Introduction to TUI Programming with bsddialog
2026-09-11 , D.3.05

Shell scripts have a bad reputation when it comes to usability and eye candy. Modern users find a blinking cursor on a a black screen leaves a lot to be desired when having to interact with a shell script. In this tutorial, we will create shell scripts that look like a GUI application: with buttons to press, input fields, select boxes and animated progress bars. These so called TUI (text user interfaces) programs still use shell script functionality as the backend, but are lightweight enough to not introduce too much overhead. Users will appreciate the ease of use of your shell scripts and you can rely on them to give you the data and visualizations you to need. At the same time, the TUI application is not difficult to learn and implement into existing scripts.

There have been a number of such libraries in the past. The most prominent one is ncurses, which is a newer implementation of System V Release 4.0 (SVr4) curses, which itself is an enhancement over the discontinued 4.4 BSD curses. The modern BSD version is bsddialog, created by Alfonso Sabato Siciliano. This is what we are going to use in this tutorial.
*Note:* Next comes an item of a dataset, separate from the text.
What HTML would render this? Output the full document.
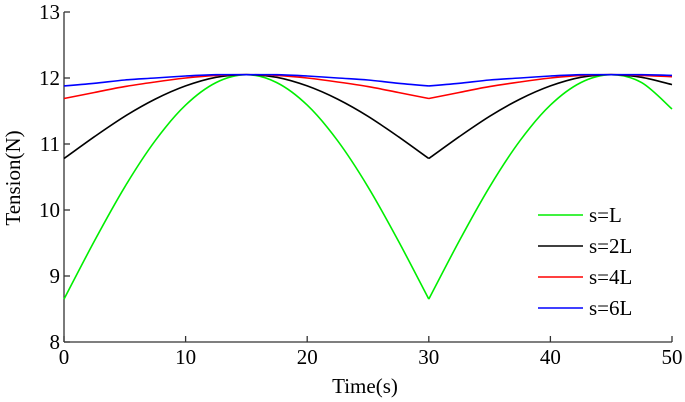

Benedict Reuschling is a documentation committer in the FreeBSD project. In the past, he served on the FreeBSD core team for two terms. For more than 8 years, he administered a big data cluster at the University of Applied Sciences, Darmstadt, Germany. He’s also taught a course “Unix for Developers” for undergraduates for more than 10 years. Benedict was one of the hosts of the weekly bsdnow.tv podcast.